In over his head with two pigs, a dozen chickens, and a baby due any minute, the acclaimed author of Truck: A Love Story gives us a humorous, heartfelt memoir of a new life in the country.

Last seen sleeping off his wedding night in the back of a 1951 International Harvester pickup, Michael Perry is now living in a rickety Wisconsin farmhouse. Faced with thirty-seven acres of fallen fences and overgrown fields, and informed by his pregnant wife that she intends to deliver their baby at home, Perry plumbs his unorthodox childhood—his city-bred parents took in more than a hundred foster children while running a ramshackle dairy farm—for clues to how to proceed as a farmer, a husband, and a father.

And when his daughter Amy starts asking about God, Perry is called upon to answer questions for which he's not quite prepared.

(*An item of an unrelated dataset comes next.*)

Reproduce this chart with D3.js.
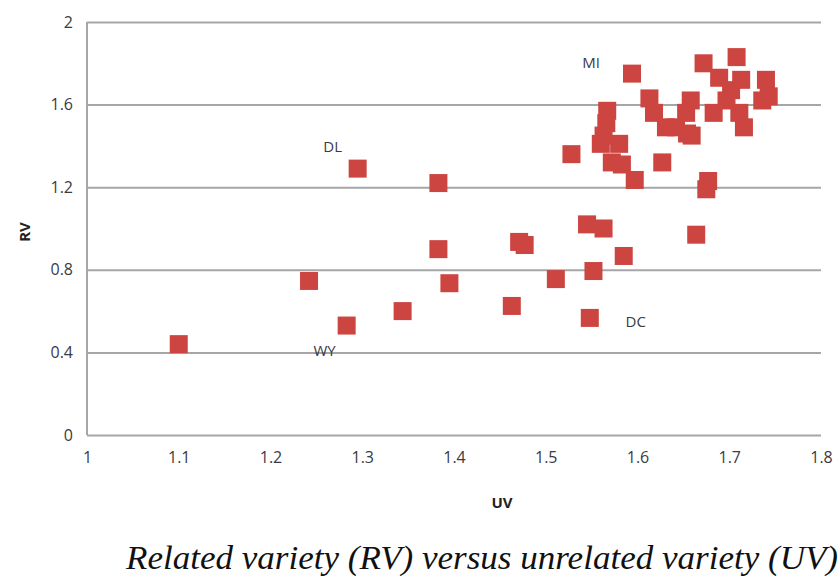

He muses on his upbringing in an obscure fundamentalist Christian sect and weighs the long-lost faith of his childhood against the skeptical alternative ("You cannot toss your seven-year-old a copy of Being and Nothingness").

Whether Perry is recalling his childhood ("I first perceived my father as a farmer the night he drove home with a giant lactating Holstein tethered to the bumper of his Ford Falcon") or what it's like to be bitten in the butt while wrestling a pig ("two firsts in one day"), Coop is filled with the humor his readers have come to expect. But Perry also writes from the quieter corners of his heart, chronicling experiences as joyful as the birth of his child and as devastating as the death of a dear friend.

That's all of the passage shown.